Data extract
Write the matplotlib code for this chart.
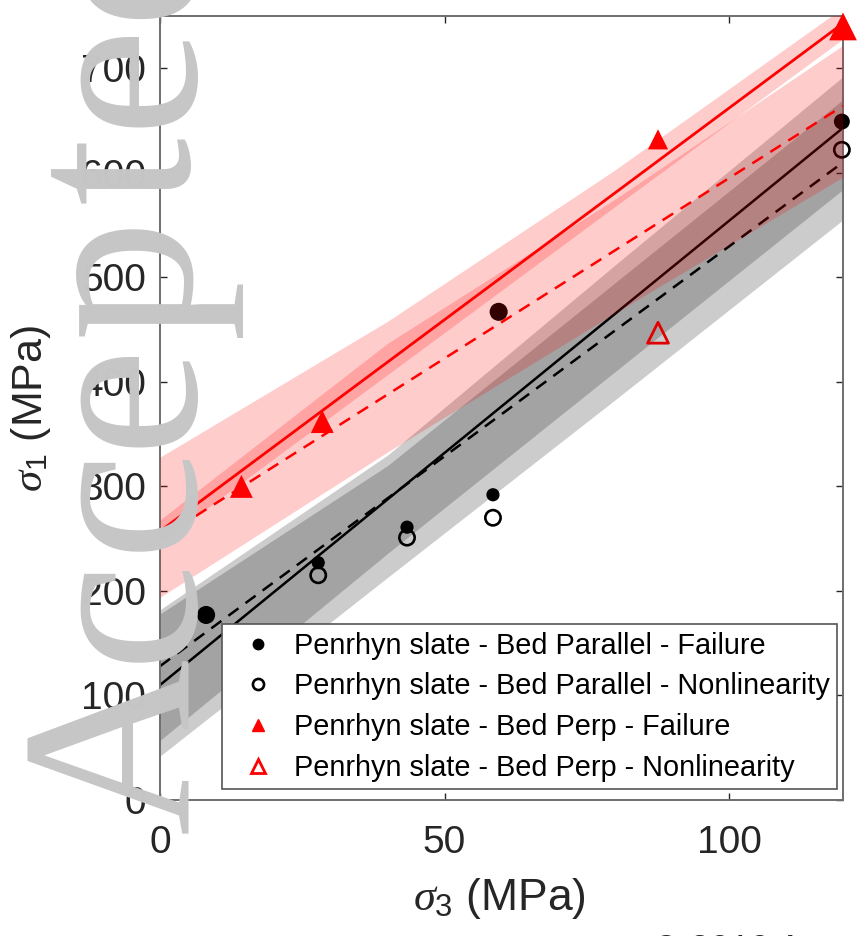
import matplotlib
matplotlib.use('Agg')
import matplotlib.pyplot as plt
from matplotlib.lines import Line2D
import numpy as np

# measured points (sigma3, sigma1) in MPa
sig3_par_fail = [8.1, 27.8, 43.4, 58.5, 59.5, 119.8]
sig1_par_fail = [177, 227, 261, 292, 467, 649]
sig3_par_nonlin = [27.8, 43.4, 58.5, 119.8]
sig1_par_nonlin = [215, 251, 270, 622]
sig3_perp_fail = [14.3, 28.5, 87.5, 120]
sig1_perp_fail = [300, 362, 632, 740]
sig3_perp_nonlin = [87.5]
sig1_perp_nonlin = [447]

# fitted envelopes (values at sigma3 = 0 and 120)
fit_x = [0, 120]
fit_par_fail = [110, 643]
fit_par_nonlin = [128, 610]
fit_perp_fail = [257, 743]
fit_perp_nonlin = [250, 664]

# uncertainty bands
band_x = [0, 40, 80, 120]
band_par_fail_lo = [57, 236, 410, 584]
band_par_fail_hi = [182, 330, 512, 692]
band_par_nonlin_lo = [42, 213, 383, 555]
band_par_nonlin_hi = [178, 320, 495, 670]
band_perp_fail_lo = [246, 407, 568, 728]
band_perp_fail_hi = [328, 458, 603, 758]
band_perp_nonlin_lo = [194, 333, 466, 596]
band_perp_nonlin_hi = [268, 437, 575, 722]

labels = ['Penrhyn slate - Bed Parallel - Failure',
          'Penrhyn slate - Bed Parallel - Nonlinearity',
          'Penrhyn slate - Bed Perp - Failure',
          'Penrhyn slate - Bed Perp - Nonlinearity']

plt.rcParams['font.family'] = ['Liberation Sans', 'DejaVu Sans']
plt.rcParams['mathtext.fontset'] = 'custom'
plt.rcParams['mathtext.rm'] = 'Liberation Sans'
plt.rcParams['mathtext.it'] = 'Liberation Serif:italic'

fig = plt.figure(figsize=(8.62, 9.36), dpi=100)
ax = fig.add_axes([160 / 862, 136 / 936, 683 / 862, 784 / 936])

# grey bands (bed parallel)
ax.fill_between(band_x, band_par_fail_lo, band_par_fail_hi, color='black',
                alpha=0.2, lw=0, zorder=1)
ax.fill_between(band_x, band_par_nonlin_lo, band_par_nonlin_hi, color='black',
                alpha=0.2, lw=0, zorder=1)
ax.plot(fit_x, fit_par_fail, color='black', lw=1.8, zorder=2)
ax.plot(fit_x, fit_par_nonlin, color='black', lw=1.8, ls=(0, (5, 3.5)), zorder=2)

# marker sizes (pt)
ms_par_fail = [13, 9.5, 9.5, 9.5, 13, 11.5]
ax.scatter(sig3_par_fail, sig1_par_fail, s=np.array(ms_par_fail) ** 2,
           c='black', marker='o', lw=0, zorder=3, clip_on=False)
ax.scatter(sig3_par_nonlin, sig1_par_nonlin, s=11 ** 2, facecolors='none',
           edgecolors='black', lw=1.9, marker='o', zorder=3, clip_on=False)

# red bands (bed perpendicular)
ax.fill_between(band_x, band_perp_fail_lo, band_perp_fail_hi, color='red',
                alpha=0.2, lw=0, zorder=4)
ax.fill_between(band_x, band_perp_nonlin_lo, band_perp_nonlin_hi, color='red',
                alpha=0.2, lw=0, zorder=4)
ax.plot(fit_x, fit_perp_fail, color='red', lw=2.0, zorder=5)
ax.plot(fit_x, fit_perp_nonlin, color='red', lw=1.8, ls=(0, (5, 3.5)), zorder=5)

ms_perp_fail = [16.5, 16.5, 14.5, 20]
ax.scatter(sig3_perp_fail, sig1_perp_fail, s=np.array(ms_perp_fail) ** 2,
           c='red', marker='^', lw=0, zorder=6, clip_on=False)
ax.scatter(sig3_perp_nonlin, sig1_perp_nonlin, s=15 ** 2, facecolors='none',
           edgecolors='#e00000', lw=2.0, marker='^', zorder=6, clip_on=False)

ax.set_xlim(0, 120)
ax.set_ylim(0, 750)
ax.set_xticks([0, 50, 100])
ax.set_yticks(np.arange(0, 701, 100))
ax.tick_params(direction='in', length=5, width=1, colors='#262626',
               labelsize=28, top=True, right=True)
ax.tick_params(axis='x', pad=18)
ax.tick_params(axis='y', pad=10)
for sp in ax.spines.values():
    sp.set_color('#6e6e6e')
    sp.set_linewidth(1.4)

ax.set_xlabel(r'$\sigma_3$ (MPa)', fontsize=32, color='#262626')
ax.set_ylabel(r'$\sigma_1$ (MPa)', fontsize=31, color='#262626')
ax.xaxis.set_label_coords(0.497, -0.097)
ax.yaxis.set_label_coords(-0.157, 0.5)

handles = [
    Line2D([], [], ls='none', marker='o', ms=7.5, mfc='black', mec='black'),
    Line2D([], [], ls='none', marker='o', ms=8, mfc='none', mec='black', mew=1.9),
    Line2D([], [], ls='none', marker='^', ms=9, mfc='red', mec='red'),
    Line2D([], [], ls='none', marker='^', ms=10, mfc='none', mec='red', mew=2),
]
leg = ax.legend(handles, labels, loc='lower left', bbox_to_anchor=(0.0908, 0.014),
                borderaxespad=0, fontsize=20.8, frameon=True, fancybox=False,
                framealpha=1, edgecolor='#555555', borderpad=0.25,
                handlelength=2.0, handletextpad=0.25, labelspacing=0.44)
leg.get_frame().set_linewidth(1.2)
leg.set_zorder(10)

# watermark, one letter at a time (centres in pixels from the top)
wm_letters = ['A', 'c', 'c', 'e', 'p', 't', 'e', 'd']
wm_centres = [745, 608, 497, 393, 276, 169, 73, -42]
for ch, yc in zip(wm_letters, wm_centres):
    fig.text(188 / 862, 1 - yc / 936, ch, rotation=90, rotation_mode='anchor',
             ha='center', va='baseline', fontsize=176, family='Liberation Serif',
             color='#c6c6c6', zorder=20)

fig.text(0.757, 2 / 936, '\u00a9 2019 A', va='top', ha='left', fontsize=26,
         color='#262626')

fig.savefig('out.png', dpi=100)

Objective
Restate exactly, please, only the lines between the start of the data and the line containing "sig1_perp_nonlin = [447]", both ends included, skipping the pictures.

Exercise response
Write the matplotlib code for this chart.
import matplotlib
matplotlib.use('Agg')
import matplotlib.pyplot as plt
from matplotlib.lines import Line2D
import numpy as np

# measured points (sigma3, sigma1) in MPa
sig3_par_fail = [8.1, 27.8, 43.4, 58.5, 59.5, 119.8]
sig1_par_fail = [177, 227, 261, 292, 467, 649]
sig3_par_nonlin = [27.8, 43.4, 58.5, 119.8]
sig1_par_nonlin = [215, 251, 270, 622]
sig3_perp_fail = [14.3, 28.5, 87.5, 120]
sig1_perp_fail = [300, 362, 632, 740]
sig3_perp_nonlin = [87.5]
sig1_perp_nonlin = [447]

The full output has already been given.